The Newbie Who Eclipses the Vets
September 25, 2023
Working in the ministry with a 75-year old who just became a Witness, he makes a better impression than me (who can be accused of having been around so long as to know every spiel.) But not him. With him, it is pure conviction and sincerity. ‘I had never read the Bible,’ he said, despite his long church affiliation. ‘When I started reading it, I couldn’t put it down.’
It was at a home where no one had answered at first, and you wonder whether that is on purpose or not; sometimes people don’t answer. But upon returning, there she was, an older woman, puttering around in the garage. We crossed the street to speak with her.
She was guarded about my invitation to read a scripture, get her thought, and then be on our way, observing that she was Roman Catholic. ‘Fortunately, we’re not recruiting,’ I told her. ‘It’s just a scripture from a book you know as well as us.’ She then added that there were some Witnesses in her extended family—with the air that ‘They keep me informed so you don’t have to?’ Dunno. Could be, but dunno.
I offered a ‘deal’ which was—sometimes when there are Witnesses in the family, you wonder why they do this or that, you have some views of them which may be good or bad, usually some of both, but you would not just come out and say it to them because—well, they’re family. You don’t want to mess with the chemistry. ‘But us you’ll never see again,’ I told her, ‘so anything you wonder about them we can tell you about.’
All this either loosens a person up or shuts them down. If it shuts them down, then off we go. In this case, it loosened her up. Family members had responded differently to her Witness relatives, she mentioned, but as for her, she is open-minded. It was plain that she was open-minded when we finally did read that scripture—in this case it was Matthew 6:9-10, the ‘Our Father’ prayer; I prefaced it by saying, ‘This is where Jesus tells his disciples how to pray,’ upon which she interjected, ‘Supposedly.’
‘She doesn’t really believe it,’ Keith observed to me as we were discussing the call later. Just like he hadn’t really believed church things either during his nominal time as a member. That’s not to say he disbelieved them—only, that he had formed no decisive opinion—they might be so or they might not be.
Keith had come into his own during this short call. I had gradually yielded to him. They had some things in common, such as having recently lost a spouse. One never knows how someone will respond to the Bible until you run a few verses past them and they get to put it in context.
Strange how some, like Keith, say that once they started reading the Bible, they ‘couldn’t put it down.’ Even I was able to put it down, if he’s speaking of reading it straight through. But once a person is given a few keys to it—then one is not able to ‘put it down’; then they are forever flipping back and forth to see that this portion really does explain that portion. They are just drawn to that basic Witness approach to understanding the scriptures: for any given passage in question, gather together all other passages on that same topic and on that basis decide what the scripture means.
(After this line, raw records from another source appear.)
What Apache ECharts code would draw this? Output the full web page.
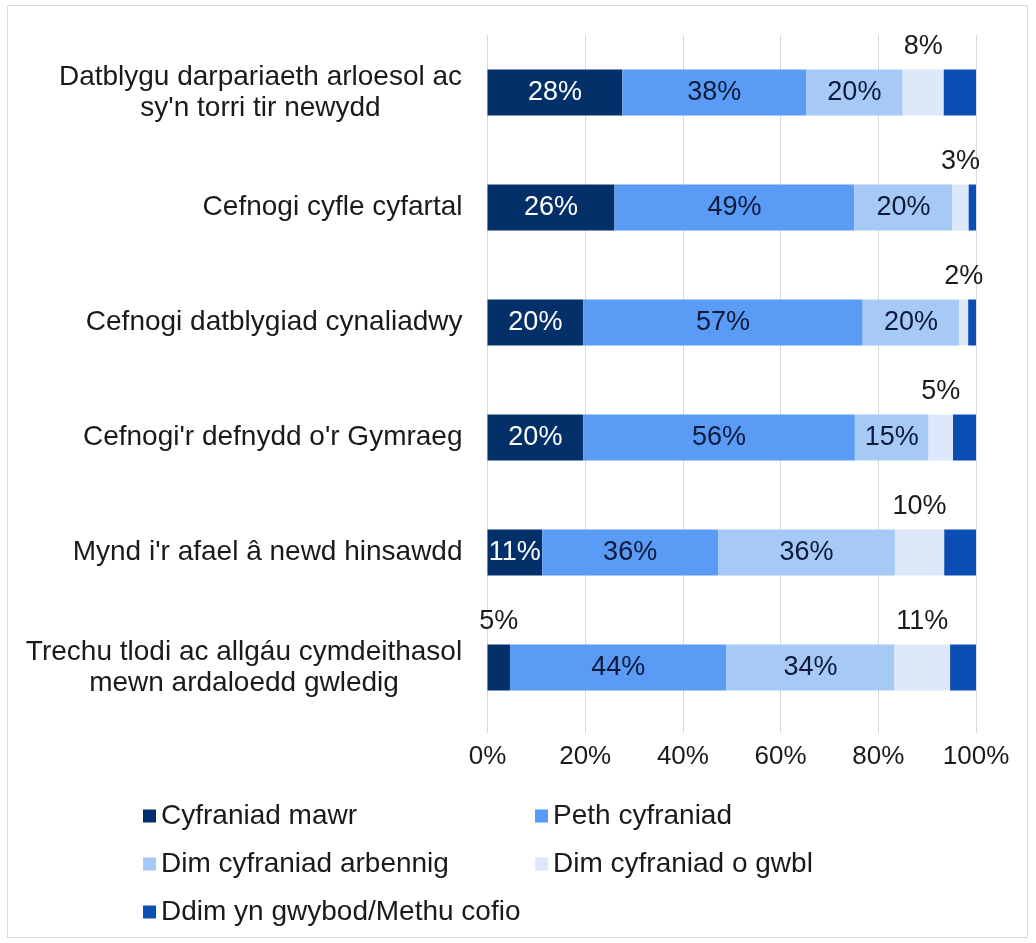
<!DOCTYPE html>
<html><head><meta charset="utf-8">
<script src="https://cdn.jsdelivr.net/npm/echarts@6/dist/echarts.min.js"></script>
<style>html,body{margin:0;padding:0;background:#fff}#c{width:1036px;height:943px}</style>
</head><body><div id="c"></div>
<script>
const categories = [
  "Datblygu darpariaeth arloesol ac\nsy'n torri tir newydd",
  "Cefnogi cyfle cyfartal",
  "Cefnogi datblygiad cynaliadwy",
  "Cefnogi'r defnydd o'r Gymraeg",
  "Mynd i'r afael â newd hinsawdd",
  "Trechu tlodi ac allgáu cymdeithasol\nmewn ardaloedd gwledig"
];
const seriesNames = ["Cyfraniad mawr", "Peth cyfraniad", "Dim cyfraniad arbennig", "Dim cyfraniad o gwbl", "Ddim yn gwybod/Methu cofio"];
const cyfraniadMawr = [27.6, 26.0, 19.6, 19.6, 11.2, 4.6];
const pethCyfraniad = [37.6, 49.1, 57.2, 55.6, 36.0, 44.3];
const dimArbennig   = [19.8, 20.1, 19.8, 15.1, 36.2, 34.4];
const dimOGwbl      = [8.4, 3.3, 1.8, 5.0, 10.1, 11.4];
const ddimGwybod    = [6.6, 1.5, 1.6, 4.7, 6.5, 5.3];
const xTickValues = [0, 20, 40, 60, 80, 100];

const FONT = '"Liberation Sans", Arial, sans-serif';
const FS_CAT = 28, FS_LBL = 27, FS_AX = 26, FS_LEG = 28;
const colors = ['#04306a', '#5a9bf6', '#a6c9f6', '#dde9fa', '#0a4db3'];

// measure widths for centering multi-line category labels
const cv = document.createElement('canvas').getContext('2d');
cv.font = FS_CAT + 'px ' + FONT;
const richStyles = {};
const labelFmt = categories.map((c, i) => {
  const lines = c.split('\n');
  if (lines.length === 1) return c;
  const w = Math.ceil(Math.max(...lines.map(l => cv.measureText(l).width)));
  richStyles['m' + i] = { width: w, align: 'center', fontSize: FS_CAT, fontFamily: FONT, color: '#1a1a1a', lineHeight: 31 };
  return lines.map(l => '{m' + i + '|' + l + '}').join('\n');
});

const fmt = p => Math.round(p.value) + '%';
const topLabel = { show: true, position: 'top', distance: 9, color: '#1a1a1a', fontSize: FS_LBL, fontFamily: FONT, formatter: fmt };

function mk(name, arr, idx, labelCfg, special) {
  return {
    name, type: 'bar', stack: 'total', barWidth: 46,
    itemStyle: { color: colors[idx] },
    label: labelCfg,
    emphasis: { disabled: true },
    data: arr.map((v, i) => (special && special[i]) ? { value: v, label: special[i] } : v)
  };
}

const chart = echarts.init(document.getElementById('c'), null, { renderer: 'canvas' });
const legendPos = [[138, 797], [530, 797], [138, 845], [530, 845], [138, 893]];
chart.setOption({
  animation: false,
  textStyle: { fontFamily: FONT },
  graphic: [{ type: 'rect', shape: { x: 7.5, y: 5.5, width: 1020, height: 932 }, style: { fill: 'none', stroke: '#d9d9d9', lineWidth: 1 }, silent: true }],
  grid: { left: 487.5, right: 60, top: 35, bottom: 218, containLabel: false },
  xAxis: {
    type: 'value', min: 0, max: 100, interval: 20,
    axisLine: { show: false },
    axisTick: { show: true, length: 8, lineStyle: { color: '#d9d9d9' } },
    splitLine: { show: true, lineStyle: { color: '#d9d9d9', width: 1 } },
    axisLabel: { formatter: v => xTickValues.includes(v) ? v + '%' : '', color: '#1a1a1a', fontSize: FS_AX, fontFamily: FONT, margin: 19 }
  },
  yAxis: {
    type: 'category', inverse: true, data: categories,
    axisLine: { show: false }, axisTick: { show: false },
    axisLabel: {
      color: '#1a1a1a', fontSize: FS_CAT, fontFamily: FONT, margin: 25, lineHeight: 31,
      formatter: (v, i) => labelFmt[i], rich: richStyles
    }
  },
  legend: legendPos.map((p, i) => ({
    data: [seriesNames[i]], left: p[0], top: p[1], icon: 'rect', itemWidth: 13, itemHeight: 13, itemGap: 5,
    textStyle: { fontSize: FS_LEG, fontFamily: FONT, color: '#1a1a1a' }, selectedMode: false
  })),
  series: [
    mk(seriesNames[0], cyfraniadMawr, 0,
      { show: true, position: 'inside', color: '#ffffff', fontSize: FS_LBL, fontFamily: FONT, formatter: fmt },
      { 5: Object.assign({}, topLabel) }),
    mk(seriesNames[1], pethCyfraniad, 1, { show: true, position: 'inside', color: '#0d1a3c', fontSize: FS_LBL, fontFamily: FONT, formatter: fmt }),
    mk(seriesNames[2], dimArbennig, 2, { show: true, position: 'inside', color: '#0d1a3c', fontSize: FS_LBL, fontFamily: FONT, formatter: fmt }),
    mk(seriesNames[3], dimOGwbl, 3, topLabel),
    mk(seriesNames[4], ddimGwybod, 4, { show: false })
  ]
});
</script></body></html>
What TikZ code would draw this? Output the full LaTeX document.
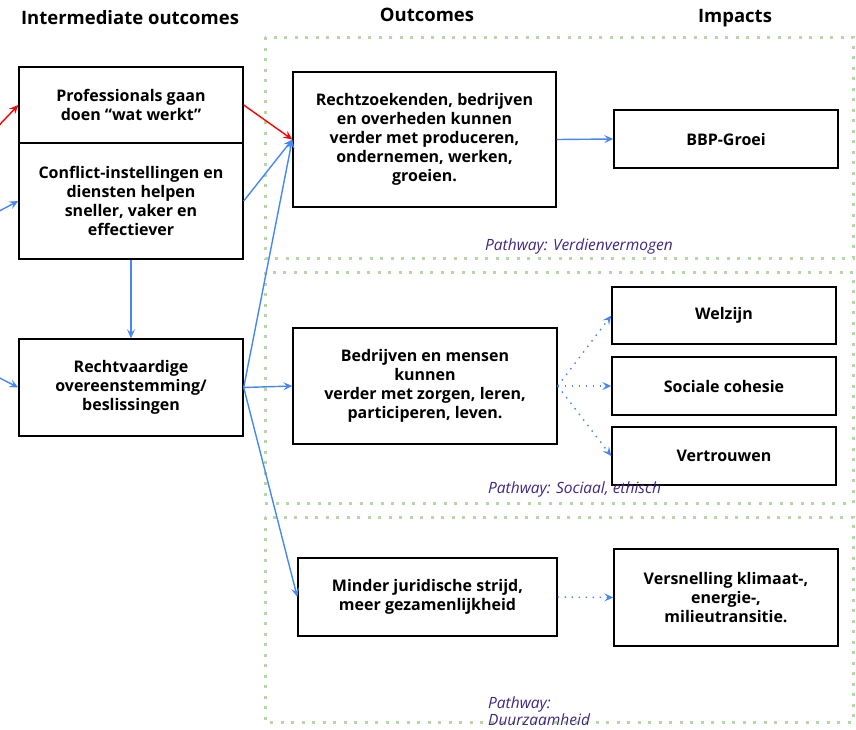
\documentclass[tikz,border=0pt]{standalone}
\usepackage{fontspec}
\setmainfont{Open Sans}
\usetikzlibrary{arrows.meta,positioning}
\definecolor{flowblue}{RGB}{70,135,245}
\definecolor{framegreen}{RGB}{182,215,168}
\definecolor{pathpurple}{RGB}{62,38,130}
\tikzset{
  box/.style={draw, line width=1.4pt, align=center, inner sep=0pt,
    font=\bfseries\fontsize{16}{19}\selectfont},
  header/.style={font=\bfseries\fontsize{18.5}{22}\selectfont},
  pathway/.style={text=pathpurple, align=left, inner sep=0pt,
    font=\itshape\fontsize{15.5}{17}\selectfont},
  frame/.style={framegreen, line width=3pt, dash pattern=on 3pt off 7.5pt},
  flow/.style={flowblue, line width=1.4pt, -{Stealth[length=9pt,width=8pt,inset=3.5pt]}},
  redflow/.style={red, line width=1.4pt, -{Stealth[length=9pt,width=8pt,inset=3.5pt]}},
  dotflow/.style={flowblue, line width=1.4pt, dash pattern=on 1.5pt off 5.5pt,
    -{Stealth[length=9pt,width=8pt,inset=3.5pt]}}
}
\begin{document}
\begin{tikzpicture}[x=1pt,y=-1pt]
\useasboundingbox (0,0) rectangle (856,729);
% pathway frames
\draw[frame] (265,37) rectangle (853,258);
\draw[frame] (265,272) rectangle (853,503);
\draw[frame] (265,517) rectangle (853,722);
% column headers
\node[header] (hinter) at (130,18) {Intermediate outcomes};
\node[header] (hout) at (427,15) {Outcomes};
\node[header] (himp) at (735,18) {Impacts};
% intermediate outcomes
\node[box, minimum width=224pt, minimum height=76pt] (prof) at (131,105)
  {Professionals gaan\\doen ``wat werkt''};
\node[box, minimum width=224pt, minimum height=116pt] (confl) at (131,201)
  {Conflict-instellingen en\\diensten helpen\\sneller, vaker en\\effectiever};
\node[box, minimum width=224pt, minimum height=97pt] (recht) at (131,387.5)
  {Rechtvaardige\\overeenstemming/\\beslissingen};
% outcomes
\node[box, minimum width=263pt, minimum height=135pt] (verder) at (424.5,139.5)
  {Rechtzoekenden, bedrijven\\en overheden kunnen\\verder met produceren,\\ondernemen, werken,\\groeien.};
\node[box, minimum width=264pt, minimum height=116pt] (zorgen) at (425,386)
  {Bedrijven en mensen\\kunnen\\verder met zorgen, leren,\\participeren, leven.};
\node[box, minimum width=259pt, minimum height=78pt] (minder) at (427.5,597)
  {Minder juridische strijd,\\meer gezamenlijkheid};
% impacts
\node[box, minimum width=224pt, minimum height=58pt] (bbp) at (726,139) {BBP-Groei};
\node[box, minimum width=224pt, minimum height=57pt] (welzijn) at (724,315.5) {Welzijn};
\node[box, minimum width=224pt, minimum height=58pt] (cohesie) at (724,386) {Sociale cohesie};
\node[box, minimum width=224pt, minimum height=58pt] (vertr) at (724,456) {Vertrouwen};
\node[box, minimum width=224pt, minimum height=97pt] (versn) at (726,597.5)
  {Versnelling klimaat-,\\energie-,\\milieutransitie.};
% pathway labels
\node[pathway, anchor=west] (pverd) at (485,246) {Pathway: Verdienvermogen};
\node[pathway, anchor=west] (psoc) at (488,489) {Pathway: Sociaal, ethisch};
\node[pathway, anchor=north west] (pduur) at (488,697) {Pathway:\\Duurzaamheid};
% incoming from outside
\coordinate (inprof) at (-12,137);
\coordinate (inconfl) at (-12,217);
\coordinate (inrecht) at (-12,372);
\draw[redflow] (inprof) -- (prof.west);
\draw[flow] (inconfl) -- (confl.west);
\draw[flow] (inrecht) -- (recht.west);
% links
\draw[redflow] (prof.east) -- (verder.west);
\draw[flow] (confl.east) -- (verder.west);
\draw[flow] (confl.south) -- (recht.north);
\draw[flow] (recht.east) -- (verder.west);
\draw[flow] (recht.east) -- (zorgen.west);
\draw[flow] (recht.east) -- (minder.west);
\draw[flow] (verder.east) -- (bbp.west);
\draw[dotflow] (zorgen.east) -- (welzijn.west);
\draw[dotflow] (zorgen.east) -- (cohesie.west);
\draw[dotflow] (zorgen.east) -- (vertr.west);
\draw[dotflow] (minder.east) -- (versn.west);
\end{tikzpicture}
\end{document}
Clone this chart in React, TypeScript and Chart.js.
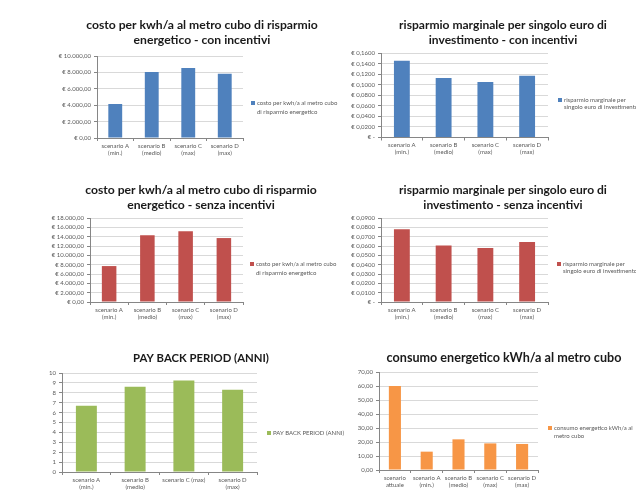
import React, { useEffect, useRef } from 'react';
import { Chart, registerables } from 'chart.js';
Chart.register(...registerables);

const W = 636;
const H = 495;
const FONT = 'Lato, "Open Sans", sans-serif';

// ---- data ----
const scenarios4 = [["scenario A", "(min.)"], ["scenario B", "(medio)"], ["scenario C", "(max)"], ["scenario D", "(max)"]];
const scenariosPayBack = [["scenario A", "(min.)"], ["scenario B", "(medio)"], "scenario C (max)", ["scenario D", "(max)"]];
const scenarios5 = [["scenario", "attuale"], ["scenario A", "(min.)"], ["scenario B", "(medio)"], ["scenario C", "(max)"], ["scenario D", "(max)"]];

const costoConIncentivi = [4150, 8050, 8550, 7850];
const risparmioConIncentivi = [0.1455, 0.1125, 0.105, 0.117];
const costoSenzaIncentivi = [7700, 14300, 15150, 13700];
const risparmioSenzaIncentivi = [0.078, 0.0605, 0.0578, 0.0642];
const payBackPeriod = [6.7, 8.6, 9.25, 8.3];
const consumoEnergetico = [60, 13.1, 21.9, 19.0, 18.6];

// tick ranges [max, step]
const costoConTicks = [10000, 2000];
const risparmioConTicks = [0.16, 0.02];
const costoSenzaTicks = [18000, 2000];
const risparmioSenzaTicks = [0.09, 0.01];
const payBackTicks = [10, 1];
const consumoTicks = [70, 10];

// ---- formatters ----
const euroInt = (v: number) =>
  '€ ' + Math.round(v).toString().replace(/\B(?=(\d{3})+(?!\d))/g, '.') + ',00';
const euroFrac = (v: number) => (Math.abs(v) < 1e-9 ? '€ -' : '€ ' + v.toFixed(4).replace('.', ','));
const intFmt = (v: number) => String(Math.round(v));
const dec2 = (v: number) => v.toFixed(2).replace('.', ',');

const BLUE = '#4F81BD';
const RED = '#C0504D';
const GREEN = '#9BBB59';
const ORANGE = '#F79646';

type Panel = {
  labels: any[];
  data: number[];
  ticks: number[];
  fmt: (v: number) => string;
  color: string;
  area: { x0: number; x1: number; y0: number; y1: number };
  title: { cx: number; ys: number[]; lines: string[]; w: number };
  legend: { x: number; ys: number[]; lines: string[] };
  barPct: number;
};

const panels: Panel[] = [
  {
    labels: scenarios4, data: costoConIncentivi, ticks: costoConTicks, fmt: euroInt, color: BLUE,
    area: { x0: 97, x1: 243, y0: 56, y1: 138 },
    title: { cx: 202, ys: [25, 40], lines: ['costo per kwh/a al metro cubo di risparmio', 'energetico - con incentivi'], w: 232 },
    legend: { x: 251, ys: [103, 112], lines: ['costo per kwh/a al metro cubo', 'di risparmio energetico'] },
    barPct: 0.38,
  },
  {
    labels: scenarios4, data: risparmioConIncentivi, ticks: risparmioConTicks, fmt: euroFrac, color: BLUE,
    area: { x0: 381, x1: 548, y0: 53, y1: 137.5 },
    title: { cx: 503, ys: [25, 40], lines: ['risparmio marginale per singolo euro di', 'investimento - con incentivi'], w: 208 },
    legend: { x: 558, ys: [100, 107], lines: ['risparmio marginale per', 'singolo euro di investimento'] },
    barPct: 0.38,
  },
  {
    labels: scenarios4, data: costoSenzaIncentivi, ticks: costoSenzaTicks, fmt: euroInt, color: RED,
    area: { x0: 90, x1: 243, y0: 218, y1: 302 },
    title: { cx: 201, ys: [190, 205], lines: ['costo per kwh/a al metro cubo di risparmio', 'energetico - senza incentivi'], w: 232 },
    legend: { x: 250, ys: [264, 273], lines: ['costo per kwh/a al metro cubo', 'di risparmio energetico'] },
    barPct: 0.38,
  },
  {
    labels: scenarios4, data: risparmioSenzaIncentivi, ticks: risparmioSenzaTicks, fmt: euroFrac, color: RED,
    area: { x0: 381, x1: 548, y0: 218, y1: 302 },
    title: { cx: 503, ys: [190, 205], lines: ['risparmio marginale per singolo euro di', 'investimento - senza incentivi'], w: 208 },
    legend: { x: 557, ys: [264, 271], lines: ['risparmio marginale per', 'singolo euro di investimento'] },
    barPct: 0.38,
  },
  {
    labels: scenariosPayBack, data: payBackPeriod, ticks: payBackTicks, fmt: intFmt, color: GREEN,
    area: { x0: 62, x1: 257, y0: 373, y1: 472 },
    title: { cx: 201, ys: [358], lines: ['PAY BACK PERIOD (ANNI)'], w: 136 },
    legend: { x: 267, ys: [433], lines: ['PAY BACK PERIOD (ANNI)'] },
    barPct: 0.43,
  },
  {
    labels: scenarios5, data: consumoEnergetico, ticks: consumoTicks, fmt: dec2, color: ORANGE,
    area: { x0: 379, x1: 538, y0: 372, y1: 470 },
    title: { cx: 504, ys: [358], lines: ['consumo energetico kWh/a al metro cubo'], w: 235 },
    legend: { x: 548, ys: [428, 436], lines: ['consumo energetico kWh/a al', 'metro cubo'] },
    barPct: 0.38,
  },
];

function textPlugin(p: Panel) {
  return {
    id: 'panelText',
    afterDraw(chart: any) {
      const ctx = chart.ctx as CanvasRenderingContext2D;
      ctx.save();
      // title
      ctx.font = `bold 12px ${FONT}`;
      const m = ctx.measureText(p.title.lines[0]).width;
      const size = (12 * p.title.w) / m;
      ctx.font = `bold ${size.toFixed(2)}px ${FONT}`;
      ctx.fillStyle = '#1a1a1a';
      ctx.textAlign = 'center';
      ctx.textBaseline = 'middle';
      p.title.lines.forEach((l, i) => ctx.fillText(l, p.title.cx, p.title.ys[i]));
      // legend
      ctx.fillStyle = p.color;
      ctx.fillRect(p.legend.x, p.legend.ys[0] - 2, 4, 4);
      ctx.font = `6px ${FONT}`;
      ctx.fillStyle = '#595959';
      ctx.textAlign = 'left';
      p.legend.lines.forEach((l, i) => ctx.fillText(l, p.legend.x + 6, p.legend.ys[i]));
      ctx.restore();
    },
  };
}

function PanelChart({ p }: { p: Panel }) {
  const ref = useRef<HTMLCanvasElement>(null);
  useEffect(() => {
    const yW = 40;
    const xH = 20;
    const chart = new Chart(ref.current!, {
      type: 'bar',
      data: {
        labels: p.labels,
        datasets: [
          {
            data: p.data,
            backgroundColor: p.color,
            borderWidth: 0,
            barPercentage: p.barPct,
            categoryPercentage: 1,
          },
        ],
      },
      options: {
        responsive: false,
        animation: false,
        devicePixelRatio: 1,
        layout: {
          padding: {
            left: p.area.x0 - yW,
            top: p.area.y0,
            right: W - p.area.x1,
            bottom: H - p.area.y1 - xH,
          },
        },
        plugins: {
          legend: { display: false },
          title: { display: false },
          tooltip: { enabled: false },
        },
        scales: {
          x: {
            afterFit: (s: any) => {
              s.height = xH;
            },
            grid: { display: true, drawOnChartArea: false, tickLength: 3, color: '#868686' },
            border: { color: '#868686' },
            ticks: {
              font: { family: FONT, size: 6 },
              color: '#595959',
              padding: 1,
              maxRotation: 0,
              autoSkip: false,
            },
          },
          y: {
            min: 0,
            max: p.ticks[0],
            afterFit: (s: any) => {
              s.width = yW;
            },
            grid: { color: '#D9D9D9', tickLength: 3, tickColor: '#868686' },
            border: { color: '#868686' },
            ticks: {
              stepSize: p.ticks[1],
              autoSkip: false,
              callback: (v: any) => p.fmt(Number(v)),
              font: { family: FONT, size: 6 },
              color: '#595959',
              padding: 3,
            },
          },
        },
      },
      plugins: [textPlugin(p)],
    });
    return () => chart.destroy();
  }, [p]);
  return <canvas ref={ref} width={W} height={H} style={{ position: 'absolute', left: 0, top: 0 }} />;
}

export default function App() {
  return (
    <div style={{ position: 'fixed', left: 0, top: 0, width: W, height: H, background: '#fff', overflow: 'hidden' }}>
      {panels.map((p, i) => (
        <PanelChart key={i} p={p} />
      ))}
    </div>
  );
}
In the process of doing so, one sees through and jettisons a truckload of religious doctrines that serves to impede understanding.
But others will read the Bible and see a lot a nasty doings chronicled. ‘If it’s there, it must be A-okay God,’ they figure. What is wrong with people to think that way? It’s just history. It’s history of what people did when they knew of Jehovah, when they didn’t know of Jehovah, and when they knew but were oblivious to his requirements. Obviously, he has requirements. The creator of humanity—we are going to have requirements of him or he or us? That doesn’t mean people pay any attention to them. Sometimes comeuppance for such straying is prompt and sometimes it is not. Sometimes it doesn’t happen at all and is one of those things for which we must stay tuned.
And here I am, on another occasion, with a fellow long-time Witness. Keith, meanwhile, is working in the field service with someone else new—in this case, someone who ran a local youth agency until he retired. He and Keith are chatting up a storm at one door. No one had given my fellow and me the time of day.